Zuvor hatte auch Dikenci von der Reisewarnung des Regisseurs erzählt. Und von seiner allsommerlichen Sehnsucht nach Istanbul, und auch darüber, dass er dem türkischen Taxifahrer, der ihn zur Probebühne fährt, lieber nicht erzählt hat, in was für einem Stück er mitspielt.

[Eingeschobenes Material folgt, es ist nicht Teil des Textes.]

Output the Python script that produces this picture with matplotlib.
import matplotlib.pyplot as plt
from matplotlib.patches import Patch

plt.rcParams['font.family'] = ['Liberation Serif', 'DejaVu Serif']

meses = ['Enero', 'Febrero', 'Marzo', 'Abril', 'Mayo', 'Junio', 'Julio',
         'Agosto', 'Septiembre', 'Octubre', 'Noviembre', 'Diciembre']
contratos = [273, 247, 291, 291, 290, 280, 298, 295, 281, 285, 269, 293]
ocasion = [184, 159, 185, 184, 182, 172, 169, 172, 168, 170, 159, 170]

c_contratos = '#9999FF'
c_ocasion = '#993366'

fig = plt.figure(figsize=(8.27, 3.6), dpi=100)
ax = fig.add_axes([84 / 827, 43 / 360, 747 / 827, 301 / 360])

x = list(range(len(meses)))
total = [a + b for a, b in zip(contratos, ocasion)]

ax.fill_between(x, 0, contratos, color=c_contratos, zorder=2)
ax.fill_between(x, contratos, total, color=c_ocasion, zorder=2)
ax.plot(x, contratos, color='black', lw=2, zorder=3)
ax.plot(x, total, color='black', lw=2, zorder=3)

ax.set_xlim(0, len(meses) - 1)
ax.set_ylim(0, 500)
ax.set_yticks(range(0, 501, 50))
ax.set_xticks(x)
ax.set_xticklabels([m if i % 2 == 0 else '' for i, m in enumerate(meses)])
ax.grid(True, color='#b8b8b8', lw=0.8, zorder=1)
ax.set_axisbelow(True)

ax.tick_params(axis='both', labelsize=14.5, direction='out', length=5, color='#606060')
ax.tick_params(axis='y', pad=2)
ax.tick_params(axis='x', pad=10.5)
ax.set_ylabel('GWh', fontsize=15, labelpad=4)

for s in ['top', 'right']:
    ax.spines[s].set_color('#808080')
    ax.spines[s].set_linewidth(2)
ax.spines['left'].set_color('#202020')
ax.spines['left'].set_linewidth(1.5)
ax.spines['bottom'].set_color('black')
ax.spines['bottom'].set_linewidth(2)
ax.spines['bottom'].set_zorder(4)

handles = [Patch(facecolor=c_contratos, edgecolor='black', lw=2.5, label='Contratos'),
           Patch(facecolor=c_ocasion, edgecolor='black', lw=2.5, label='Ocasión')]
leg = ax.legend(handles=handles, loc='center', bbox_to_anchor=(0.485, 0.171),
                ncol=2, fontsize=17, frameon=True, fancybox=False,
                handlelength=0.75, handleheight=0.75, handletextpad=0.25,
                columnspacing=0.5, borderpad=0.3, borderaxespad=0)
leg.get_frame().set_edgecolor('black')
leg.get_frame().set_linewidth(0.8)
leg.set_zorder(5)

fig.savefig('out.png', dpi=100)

Dem Zuschauer ohne türkische Wurzeln vermittelt sich die Brisanz der Thematik jedoch kaum weniger eindrücklich. Nuran David Calis gruppiert das Geschehen um ein halboffenes, drehbares Haus, das zuerst die elterliche Holzhütte im Dorf im Nordosten der Türkei, später eine Zelle oder einen Verhörraum darstellt. Außen vor der Fensterscheibe steht ein schmaler Schreibtisch mit einem Laptop, hier sieht der Autor seine Reflektion oder blickt hindurch in die Vergangenheit. Oft überblenden sich die Bilder.
Manchmal drücken sich die Schauspieler auch an der hinteren Wand entlang, entledigen sich ihrer Kleidung und kauern dort nackt, als Sinnbild der rohen Gewalt, die von Staats wegen gegen die Körper seiner Bürger ausgeübt wird. Akhanli erzählt mit Bescheidenheit, Präzision und Humor von seinem Leben und dem Zugriff des einstigen Heimatlandes darauf, aber es ist kein Spiel – auch das macht dieser herausragend gespielte Abend deutlich.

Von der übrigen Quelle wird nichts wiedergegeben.